■ DATASET EXTRACT:
— start —

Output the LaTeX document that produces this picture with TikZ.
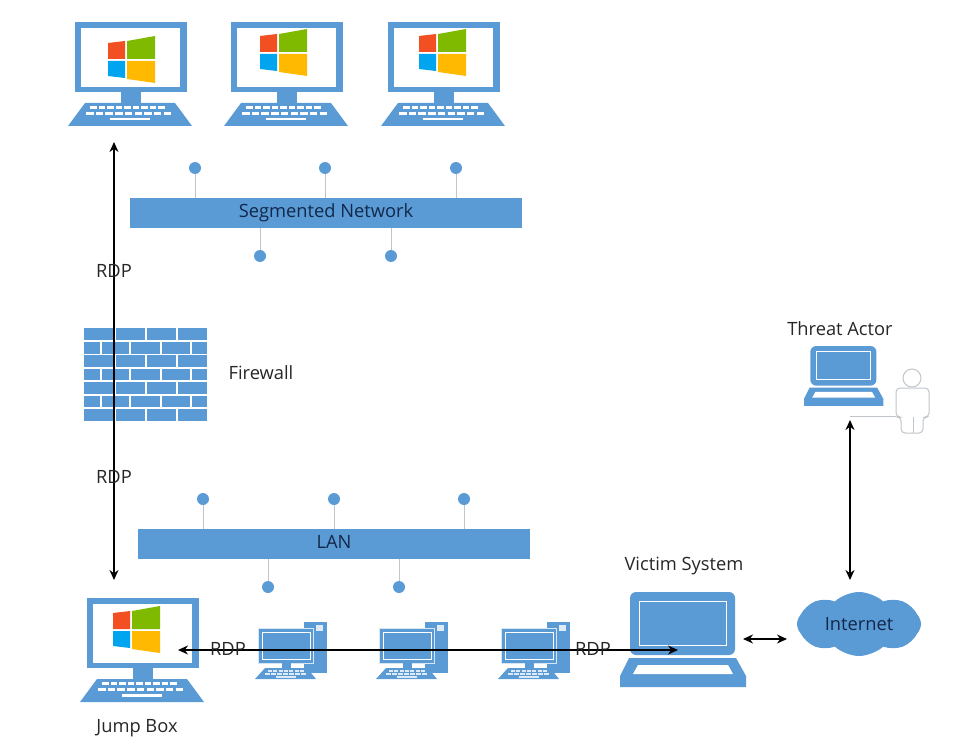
\documentclass[tikz,border=0pt]{standalone}
\usepackage{fontspec}
\setmainfont{Open Sans}
\usetikzlibrary{arrows.meta,shapes.symbols}
\definecolor{netblue}{HTML}{5B9BD5}
\definecolor{stubgray}{HTML}{BFC5CB}
\definecolor{keypale}{HTML}{DEEAF6}
\definecolor{onblue}{HTML}{12284A}
\definecolor{winred}{HTML}{F25022}
\definecolor{wingreen}{HTML}{7FBA00}
\definecolor{winblue}{HTML}{00A4EF}
\definecolor{winyellow}{HTML}{FFB900}
\tikzset{
	label text/.style={font=\fontsize{18.3}{22}\selectfont, text=black!85},
	bus bar/.style={fill=netblue, draw=none, minimum width=392pt, minimum height=30pt, inner sep=0pt, label text, text=onblue},
	stub dot/.style={circle, fill=netblue, minimum size=12pt, inner sep=0pt},
	stub/.style={draw=stubgray, line width=1pt},
	link/.style={line width=1.4pt, black, {Stealth[length=10pt,width=9pt]}-{Stealth[length=10pt,width=9pt]}},
	winpc/.pic={
		\fill[netblue] (0,0) rectangle (112,70);
		\fill[white] (6,6) rectangle (105,65);
		\fill[netblue] (46,70) rectangle (66,81);
		\fill[netblue] (10,81) -- (100,81) -- (117,104) -- (-7,104) -- cycle;
		\foreach \k in {0,...,8} {
			\fill[white] (15+8.5*\k,84) rectangle ++(6.5,3);
			\fill[white] (11+9.7*\k,90) rectangle ++(7.5,3);
		}
		\fill[white] (35,96) rectangle (75,98.5);
	},
	winlogo/.pic={
		\fill[winred] (0,7) -- (17,5) -- (17,23) -- (0,23) -- cycle;
		\fill[wingreen] (19,5) -- (47,0) -- (47,23) -- (19,23) -- cycle;
		\fill[winblue] (0,25) -- (17,25) -- (17,42) -- (0,40) -- cycle;
		\fill[winyellow] (19,25) -- (47,25) -- (47,47) -- (19,43) -- cycle;
	},
	towerpc/.pic={
		\fill[netblue] (46,-6) rectangle (69,45);
		\fill[keypale] (58,-3) rectangle (65,3);
		\fill[netblue, draw=white!75!netblue, line width=0.5pt] (0,0) rectangle (55,35);
		\draw[white, line width=0.8pt] (4,4) rectangle (52,31);
		\fill[netblue] (24,35) rectangle (33,40);
		\fill[netblue] (7,40) -- (49,40) -- (58,51) -- (-3,51) -- cycle;
		\foreach \k in {0,...,6} {
			\fill[keypale] (10+5.3*\k,42) rectangle ++(4,1.6);
			\fill[keypale] (7+6*\k,45) rectangle ++(4.5,1.6);
		}
		\fill[keypale] (18,48) rectangle (38,49.5);
	},
	laptop/.pic={
		\fill[netblue, rounded corners=6pt] (10,63) |- (115,0) -- (115,63) -- cycle;
		\draw[white, line width=0.9pt] (19,9) rectangle (106,53);
		\fill[netblue] (9,66) -- (116,66) -- (126,84) -- (126,95) -- (0,95) -- (0,84) -- cycle;
		\fill[white] (18,73) -- (108,73) -- (113,82) -- (13,82) -- cycle;
	},
}
\begin{document}
\begin{tikzpicture}[x=1pt, y=-1pt]
	\useasboundingbox (0,0) rectangle (974,754);

	% top row
	\pic at (75,22) {winpc};
	\pic at (231,22) {winpc};
	\pic at (388,22) {winpc};
	\pic at (108,36) {winlogo};
	\pic at (260,29) {winlogo};
	\pic at (419,29) {winlogo};

	% segmented network
	\node[bus bar] (segnet) at (326,213) {Segmented Network};
	\foreach \x/\name in {195/sa, 325/sb, 456/sc} {
		\node[stub dot] (\name) at (\x,168) {};
		\draw[stub] (\name) -- (\name |- segnet.north);
	}
	\foreach \x/\name in {260/sd, 391/se} {
		\node[stub dot] (\name) at (\x,256) {};
		\draw[stub] (\name) -- (\name |- segnet.south);
	}

	% firewall
	\fill[netblue] (84,328) rectangle (207,421);
	\foreach \y in {341,354.3,368,381,395,408}
		\draw[white, line width=1.2pt] (84,\y) -- (207,\y);
	\foreach \top in {328,354.3,381,408}
		\foreach \x in {115,146,177}
			\draw[white, line width=1.2pt] (\x,\top) -- ++(0,13.3);
	\foreach \top in {341,368,395}
		\foreach \x in {101,130,161,191}
			\draw[white, line width=1.2pt] (\x,\top) -- ++(0,13.3);
	\node[label text] (firewall) at (261,373) {Firewall};

	% lan
	\node[bus bar, text depth=5pt] (lan) at (334,544) {LAN};
	\foreach \x/\name in {203/la, 334/lb, 464/lc} {
		\node[stub dot] (\name) at (\x,499) {};
		\draw[stub] (\name) -- (\name |- lan.north);
	}
	\foreach \x/\name in {268/ld, 399/le} {
		\node[stub dot] (\name) at (\x,587) {};
		\draw[stub] (\name) -- (\name |- lan.south);
	}

	% bottom row
	\pic at (87,598) {winpc};
	\pic at (113,606) {winlogo};
	\pic at (258,628) {towerpc};
	\pic at (379,628) {towerpc};
	\pic at (501,628) {towerpc};
	\pic at (620,592) {laptop};
	\node[label text] (jumpbox) at (137,728.5) {Jump Box};
	\node[label text] (victim) at (684,565.5) {Victim System};
	\node[cloud, cloud puffs=8, cloud puff arc=85, aspect=2, fill=netblue, minimum width=124pt, minimum height=64pt, inner sep=0pt, label text, text=onblue] (inet) at (859,624) {Internet};

	% threat actor
	\pic[scale=0.63] at (804,346) {laptop};
	\node[label text] (threat) at (840,329) {Threat Actor};
	\coordinate (T1) at (850,416);
	\coordinate (T2) at (896,416);
	\draw[stub] (T1) -- (T2);
	\draw[stubgray, fill=white, line width=1pt, rounded corners=4pt] (896,417) -- (896,388) -- (929,388) -- (929,417) -- (923,417) -- (923,433) -- (901,433) -- (901,417) -- cycle;
	\draw[stubgray, line width=0.8pt] (913,417) -- (913,433);
	\draw[stubgray, fill=white, line width=1pt] (912,378) circle (9);

	% rdp links
	\coordinate (A1) at (114,142);
	\coordinate (A2) at (114,580);
	\coordinate (B1) at (178,650);
	\coordinate (B2) at (678,650);
	\coordinate (C1) at (743,639);
	\coordinate (C2) at (787,639);
	\coordinate (D1) at (850,420);
	\coordinate (D2) at (850,580);
	\draw[link] (A1) -- (A2);
	\draw[link] (B1) -- (B2);
	\draw[link] (C1) -- (C2);
	\draw[link] (D1) -- (D2);
	\node[label text] (rdpa) at (114,271) {RDP};
	\node[label text] (rdpb) at (114,477) {RDP};
	\node[label text] (rdpc) at (228,649) {RDP};
	\node[label text] (rdpd) at (593,649) {RDP};
\end{tikzpicture}
\end{document}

— end —

■ WHAT NEEDS TO BE DONE: Leave out the pictures and transcribe everything else exactly.

■ RESPONSE BELOW:
Output the LaTeX document that produces this picture with TikZ.
\documentclass[tikz,border=0pt]{standalone}
\usepackage{fontspec}
\setmainfont{Open Sans}
\usetikzlibrary{arrows.meta,shapes.symbols}
\definecolor{netblue}{HTML}{5B9BD5}
\definecolor{stubgray}{HTML}{BFC5CB}
\definecolor{keypale}{HTML}{DEEAF6}
\definecolor{onblue}{HTML}{12284A}
\definecolor{winred}{HTML}{F25022}
\definecolor{wingreen}{HTML}{7FBA00}
\definecolor{winblue}{HTML}{00A4EF}
\definecolor{winyellow}{HTML}{FFB900}
\tikzset{
	label text/.style={font=\fontsize{18.3}{22}\selectfont, text=black!85},
	bus bar/.style={fill=netblue, draw=none, minimum width=392pt, minimum height=30pt, inner sep=0pt, label text, text=onblue},
	stub dot/.style={circle, fill=netblue, minimum size=12pt, inner sep=0pt},
	stub/.style={draw=stubgray, line width=1pt},
	link/.style={line width=1.4pt, black, {Stealth[length=10pt,width=9pt]}-{Stealth[length=10pt,width=9pt]}},
	winpc/.pic={
		\fill[netblue] (0,0) rectangle (112,70);
		\fill[white] (6,6) rectangle (105,65);
		\fill[netblue] (46,70) rectangle (66,81);
		\fill[netblue] (10,81) -- (100,81) -- (117,104) -- (-7,104) -- cycle;
		\foreach \k in {0,...,8} {
			\fill[white] (15+8.5*\k,84) rectangle ++(6.5,3);
			\fill[white] (11+9.7*\k,90) rectangle ++(7.5,3);
		}
		\fill[white] (35,96) rectangle (75,98.5);
	},
	winlogo/.pic={
		\fill[winred] (0,7) -- (17,5) -- (17,23) -- (0,23) -- cycle;
		\fill[wingreen] (19,5) -- (47,0) -- (47,23) -- (19,23) -- cycle;
		\fill[winblue] (0,25) -- (17,25) -- (17,42) -- (0,40) -- cycle;
		\fill[winyellow] (19,25) -- (47,25) -- (47,47) -- (19,43) -- cycle;
	},
	towerpc/.pic={
		\fill[netblue] (46,-6) rectangle (69,45);
		\fill[keypale] (58,-3) rectangle (65,3);
		\fill[netblue, draw=white!75!netblue, line width=0.5pt] (0,0) rectangle (55,35);
		\draw[white, line width=0.8pt] (4,4) rectangle (52,31);
		\fill[netblue] (24,35) rectangle (33,40);
		\fill[netblue] (7,40) -- (49,40) -- (58,51) -- (-3,51) -- cycle;
		\foreach \k in {0,...,6} {
			\fill[keypale] (10+5.3*\k,42) rectangle ++(4,1.6);
			\fill[keypale] (7+6*\k,45) rectangle ++(4.5,1.6);
		}
		\fill[keypale] (18,48) rectangle (38,49.5);
	},
	laptop/.pic={
		\fill[netblue, rounded corners=6pt] (10,63) |- (115,0) -- (115,63) -- cycle;
		\draw[white, line width=0.9pt] (19,9) rectangle (106,53);
		\fill[netblue] (9,66) -- (116,66) -- (126,84) -- (126,95) -- (0,95) -- (0,84) -- cycle;
		\fill[white] (18,73) -- (108,73) -- (113,82) -- (13,82) -- cycle;
	},
}
\begin{document}
\begin{tikzpicture}[x=1pt, y=-1pt]
	\useasboundingbox (0,0) rectangle (974,754);

	% top row
	\pic at (75,22) {winpc};
	\pic at (231,22) {winpc};
	\pic at (388,22) {winpc};
	\pic at (108,36) {winlogo};
	\pic at (260,29) {winlogo};
	\pic at (419,29) {winlogo};

	% segmented network
	\node[bus bar] (segnet) at (326,213) {Segmented Network};
	\foreach \x/\name in {195/sa, 325/sb, 456/sc} {
		\node[stub dot] (\name) at (\x,168) {};
		\draw[stub] (\name) -- (\name |- segnet.north);
	}
	\foreach \x/\name in {260/sd, 391/se} {
		\node[stub dot] (\name) at (\x,256) {};
		\draw[stub] (\name) -- (\name |- segnet.south);
	}

	% firewall
	\fill[netblue] (84,328) rectangle (207,421);
	\foreach \y in {341,354.3,368,381,395,408}
		\draw[white, line width=1.2pt] (84,\y) -- (207,\y);
	\foreach \top in {328,354.3,381,408}
		\foreach \x in {115,146,177}
			\draw[white, line width=1.2pt] (\x,\top) -- ++(0,13.3);
	\foreach \top in {341,368,395}
		\foreach \x in {101,130,161,191}
			\draw[white, line width=1.2pt] (\x,\top) -- ++(0,13.3);
	\node[label text] (firewall) at (261,373) {Firewall};

	% lan
	\node[bus bar, text depth=5pt] (lan) at (334,544) {LAN};
	\foreach \x/\name in {203/la, 334/lb, 464/lc} {
		\node[stub dot] (\name) at (\x,499) {};
		\draw[stub] (\name) -- (\name |- lan.north);
	}
	\foreach \x/\name in {268/ld, 399/le} {
		\node[stub dot] (\name) at (\x,587) {};
		\draw[stub] (\name) -- (\name |- lan.south);
	}

	% bottom row
	\pic at (87,598) {winpc};
	\pic at (113,606) {winlogo};
	\pic at (258,628) {towerpc};
	\pic at (379,628) {towerpc};
	\pic at (501,628) {towerpc};
	\pic at (620,592) {laptop};
	\node[label text] (jumpbox) at (137,728.5) {Jump Box};
	\node[label text] (victim) at (684,565.5) {Victim System};
	\node[cloud, cloud puffs=8, cloud puff arc=85, aspect=2, fill=netblue, minimum width=124pt, minimum height=64pt, inner sep=0pt, label text, text=onblue] (inet) at (859,624) {Internet};

	% threat actor
	\pic[scale=0.63] at (804,346) {laptop};
	\node[label text] (threat) at (840,329) {Threat Actor};
	\coordinate (T1) at (850,416);
	\coordinate (T2) at (896,416);
	\draw[stub] (T1) -- (T2);
	\draw[stubgray, fill=white, line width=1pt, rounded corners=4pt] (896,417) -- (896,388) -- (929,388) -- (929,417) -- (923,417) -- (923,433) -- (901,433) -- (901,417) -- cycle;
	\draw[stubgray, line width=0.8pt] (913,417) -- (913,433);
	\draw[stubgray, fill=white, line width=1pt] (912,378) circle (9);

	% rdp links
	\coordinate (A1) at (114,142);
	\coordinate (A2) at (114,580);
	\coordinate (B1) at (178,650);
	\coordinate (B2) at (678,650);
	\coordinate (C1) at (743,639);
	\coordinate (C2) at (787,639);
	\coordinate (D1) at (850,420);
	\coordinate (D2) at (850,580);
	\draw[link] (A1) -- (A2);
	\draw[link] (B1) -- (B2);
	\draw[link] (C1) -- (C2);
	\draw[link] (D1) -- (D2);
	\node[label text] (rdpa) at (114,271) {RDP};
	\node[label text] (rdpb) at (114,477) {RDP};
	\node[label text] (rdpc) at (228,649) {RDP};
	\node[label text] (rdpd) at (593,649) {RDP};
\end{tikzpicture}
\end{document}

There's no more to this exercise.